Raw records
☆ ☆ ☆ ☆ ☆
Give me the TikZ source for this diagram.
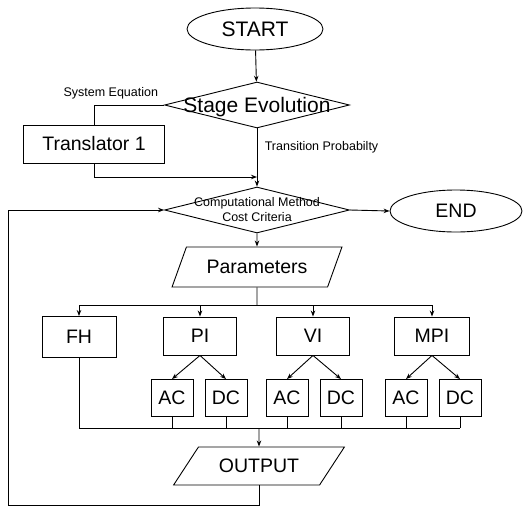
\documentclass[tikz,border=0pt]{standalone}
\usepackage{fontspec}
\setmainfont{Liberation Sans}
\usetikzlibrary{shapes.geometric,arrows.meta}
\begin{document}
\begin{tikzpicture}[x=1pt,y=-1pt,line width=0.9pt,>={Stealth[length=6pt,width=4.5pt]},
    big/.style={font=\fontsize{19.5}{22}\selectfont},
    bigger/.style={font=\fontsize{21}{24}\selectfont},
    small/.style={font=\fontsize{12.5}{15}\selectfont},
    terminal/.style={draw,ellipse,inner sep=0pt,big},
    decision/.style={draw,diamond,inner sep=0pt,minimum width=185pt,minimum height=46pt},
    io/.style={draw,trapezium,trapezium stretches=true,inner sep=0pt,big},
    block/.style={draw,rectangle,inner sep=0pt,big,minimum height=38pt},
    leaf/.style={block,minimum width=42pt,minimum height=37pt}]
  \useasboundingbox (0,0) rectangle (531,507);
  \node[terminal,bigger,minimum width=136pt,minimum height=42pt] (start) at (255,29) {START};
  \node[decision,label={[bigger,yshift=-2pt]center:Stage Evolution}] (stage) at (257,105) {};
  \node[block,minimum width=141pt] (trans) at (94,144) {Translator 1};
  \node[decision,label={[small,align=center]center:Computational Method\\Cost Criteria}] (comp) at (257,210) {};
  \node[terminal,minimum width=132pt,minimum height=42pt] (end) at (456,211) {END};
  \node[io,trapezium left angle=53,trapezium right angle=127,minimum width=170pt,minimum height=40pt] (param) at (257,267) {Parameters};
  \node[block,minimum width=74pt,minimum height=41pt] (fh) at (79,337) {FH};
  \node[block,minimum width=73pt] (pi) at (200,336) {PI};
  \node[block,minimum width=73pt] (vi) at (313,336) {VI};
  \node[block,minimum width=75pt] (mpi) at (432,336) {MPI};
  \node[leaf] (piac) at (172,398) {AC};
  \node[leaf] (pidc) at (226,398) {DC};
  \node[leaf] (viac) at (287,398) {AC};
  \node[leaf] (vidc) at (341,398) {DC};
  \node[leaf] (mpiac) at (406,398) {AC};
  \node[leaf] (mpidc) at (460,398) {DC};
  \node[io,trapezium left angle=40,trapezium right angle=140,minimum width=171pt,minimum height=38pt] (out) at (259,466) {OUTPUT};
  \coordinate (join) at (257,177);
  \coordinate (split) at (257,305);
  \coordinate (merge) at (259,428);
  \coordinate (loop) at (8,505);

  \draw[->] (start) -- (stage);
  \draw (stage.west) -| node[small,pos=0.38,above=2pt] {System Equation} (trans.north);
  \draw[->] (trans.south) |- (join);
  \draw[->] (stage.south) -- node[small,right=4pt,pos=0.33] {Transition Probabilty} (comp.north);
  \draw[->] (comp.east) -- (end.west);
  \draw[->] (comp.south) -- (param.north);
  \draw (param.south) -- (split);
  \foreach \n in {fh,pi,vi,mpi}
    \draw[->] (split) -| (\n.north);
  \foreach \p in {pi,vi,mpi} {
    \draw[->] (\p.south) -- (\p ac.north);
    \draw[->] (\p.south) -- (\p dc.north);
  }
  \draw (fh.south) |- (mpidc.south |- merge);
  \foreach \n in {piac,pidc,viac,vidc,mpiac,mpidc}
    \draw (\n.south) -- (\n.south |- merge);
  \draw[->] (merge) -- (out.north);
  \draw[->] (out.south) |- (loop) |- (comp.west);
\end{tikzpicture}
\end{document}
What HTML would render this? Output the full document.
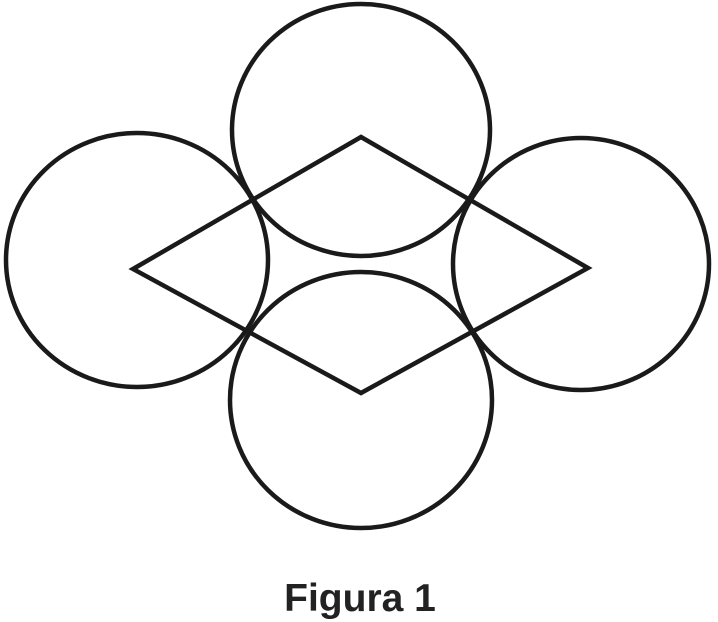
<!DOCTYPE html>
<html><head><style>
html,body{margin:0;padding:0;background:#fff;width:718px;height:622px;overflow:hidden}
svg{display:block}
</style></head><body>
<svg width="718" height="622" viewBox="0 0 718 622" xmlns="http://www.w3.org/2000/svg">
<g fill="none" stroke="#1a1a1a" stroke-width="4.5">
<ellipse cx="361" cy="130" rx="129" ry="126"/>
<ellipse cx="137" cy="260" rx="131" ry="127"/>
<ellipse cx="581" cy="264" rx="128" ry="126"/>
<ellipse cx="361" cy="400" rx="131" ry="128"/>
<polygon points="361,137 588,268 361,393 133,269" stroke-linejoin="miter"/>
</g>
<text x="360" y="611" text-anchor="middle" font-family="Liberation Sans, sans-serif" font-weight="bold" font-size="39" fill="#222">Figura 1</text>
</svg>
</body></html>
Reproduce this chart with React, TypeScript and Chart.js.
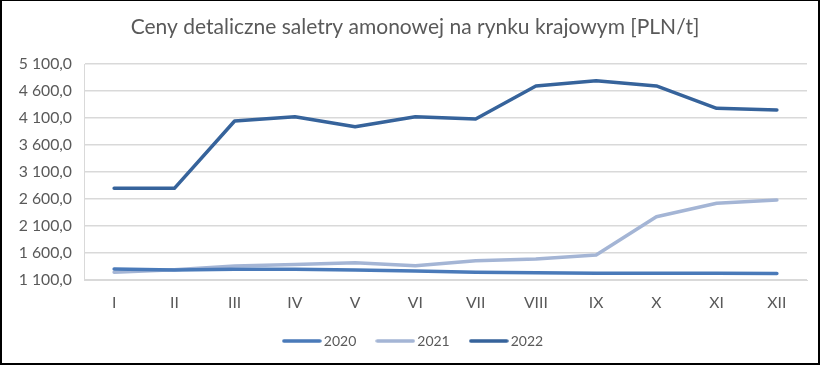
☆ ☆ ☆ ☆ ☆
Aim
Using the material above, return every line exactly as it appears, minus the pictures.

Result of this exercise
Give me the TikZ source for this diagram.
\documentclass[tikz,border=0pt]{standalone}
\usepackage{fontspec}
\setmainfont{Liberation Sans}
\usetikzlibrary{shapes.geometric,arrows.meta}
\begin{document}
\begin{tikzpicture}[x=1pt,y=-1pt,line width=0.9pt,>={Stealth[length=6pt,width=4.5pt]},
    big/.style={font=\fontsize{19.5}{22}\selectfont},
    bigger/.style={font=\fontsize{21}{24}\selectfont},
    small/.style={font=\fontsize{12.5}{15}\selectfont},
    terminal/.style={draw,ellipse,inner sep=0pt,big},
    decision/.style={draw,diamond,inner sep=0pt,minimum width=185pt,minimum height=46pt},
    io/.style={draw,trapezium,trapezium stretches=true,inner sep=0pt,big},
    block/.style={draw,rectangle,inner sep=0pt,big,minimum height=38pt},
    leaf/.style={block,minimum width=42pt,minimum height=37pt}]
  \useasboundingbox (0,0) rectangle (531,507);
  \node[terminal,bigger,minimum width=136pt,minimum height=42pt] (start) at (255,29) {START};
  \node[decision,label={[bigger,yshift=-2pt]center:Stage Evolution}] (stage) at (257,105) {};
  \node[block,minimum width=141pt] (trans) at (94,144) {Translator 1};
  \node[decision,label={[small,align=center]center:Computational Method\\Cost Criteria}] (comp) at (257,210) {};
  \node[terminal,minimum width=132pt,minimum height=42pt] (end) at (456,211) {END};
  \node[io,trapezium left angle=53,trapezium right angle=127,minimum width=170pt,minimum height=40pt] (param) at (257,267) {Parameters};
  \node[block,minimum width=74pt,minimum height=41pt] (fh) at (79,337) {FH};
  \node[block,minimum width=73pt] (pi) at (200,336) {PI};
  \node[block,minimum width=73pt] (vi) at (313,336) {VI};
  \node[block,minimum width=75pt] (mpi) at (432,336) {MPI};
  \node[leaf] (piac) at (172,398) {AC};
  \node[leaf] (pidc) at (226,398) {DC};
  \node[leaf] (viac) at (287,398) {AC};
  \node[leaf] (vidc) at (341,398) {DC};
  \node[leaf] (mpiac) at (406,398) {AC};
  \node[leaf] (mpidc) at (460,398) {DC};
  \node[io,trapezium left angle=40,trapezium right angle=140,minimum width=171pt,minimum height=38pt] (out) at (259,466) {OUTPUT};
  \coordinate (join) at (257,177);
  \coordinate (split) at (257,305);
  \coordinate (merge) at (259,428);
  \coordinate (loop) at (8,505);

  \draw[->] (start) -- (stage);
  \draw (stage.west) -| node[small,pos=0.38,above=2pt] {System Equation} (trans.north);
  \draw[->] (trans.south) |- (join);
  \draw[->] (stage.south) -- node[small,right=4pt,pos=0.33] {Transition Probabilty} (comp.north);
  \draw[->] (comp.east) -- (end.west);
  \draw[->] (comp.south) -- (param.north);
  \draw (param.south) -- (split);
  \foreach \n in {fh,pi,vi,mpi}
    \draw[->] (split) -| (\n.north);
  \foreach \p in {pi,vi,mpi} {
    \draw[->] (\p.south) -- (\p ac.north);
    \draw[->] (\p.south) -- (\p dc.north);
  }
  \draw (fh.south) |- (mpidc.south |- merge);
  \foreach \n in {piac,pidc,viac,vidc,mpiac,mpidc}
    \draw (\n.south) -- (\n.south |- merge);
  \draw[->] (merge) -- (out.north);
  \draw[->] (out.south) |- (loop) |- (comp.west);
\end{tikzpicture}
\end{document}
What HTML would render this? Output the full document.
<!DOCTYPE html>
<html><head><style>
html,body{margin:0;padding:0;background:#fff;width:718px;height:622px;overflow:hidden}
svg{display:block}
</style></head><body>
<svg width="718" height="622" viewBox="0 0 718 622" xmlns="http://www.w3.org/2000/svg">
<g fill="none" stroke="#1a1a1a" stroke-width="4.5">
<ellipse cx="361" cy="130" rx="129" ry="126"/>
<ellipse cx="137" cy="260" rx="131" ry="127"/>
<ellipse cx="581" cy="264" rx="128" ry="126"/>
<ellipse cx="361" cy="400" rx="131" ry="128"/>
<polygon points="361,137 588,268 361,393 133,269" stroke-linejoin="miter"/>
</g>
<text x="360" y="611" text-anchor="middle" font-family="Liberation Sans, sans-serif" font-weight="bold" font-size="39" fill="#222">Figura 1</text>
</svg>
</body></html>
Reproduce this chart with React, TypeScript and Chart.js.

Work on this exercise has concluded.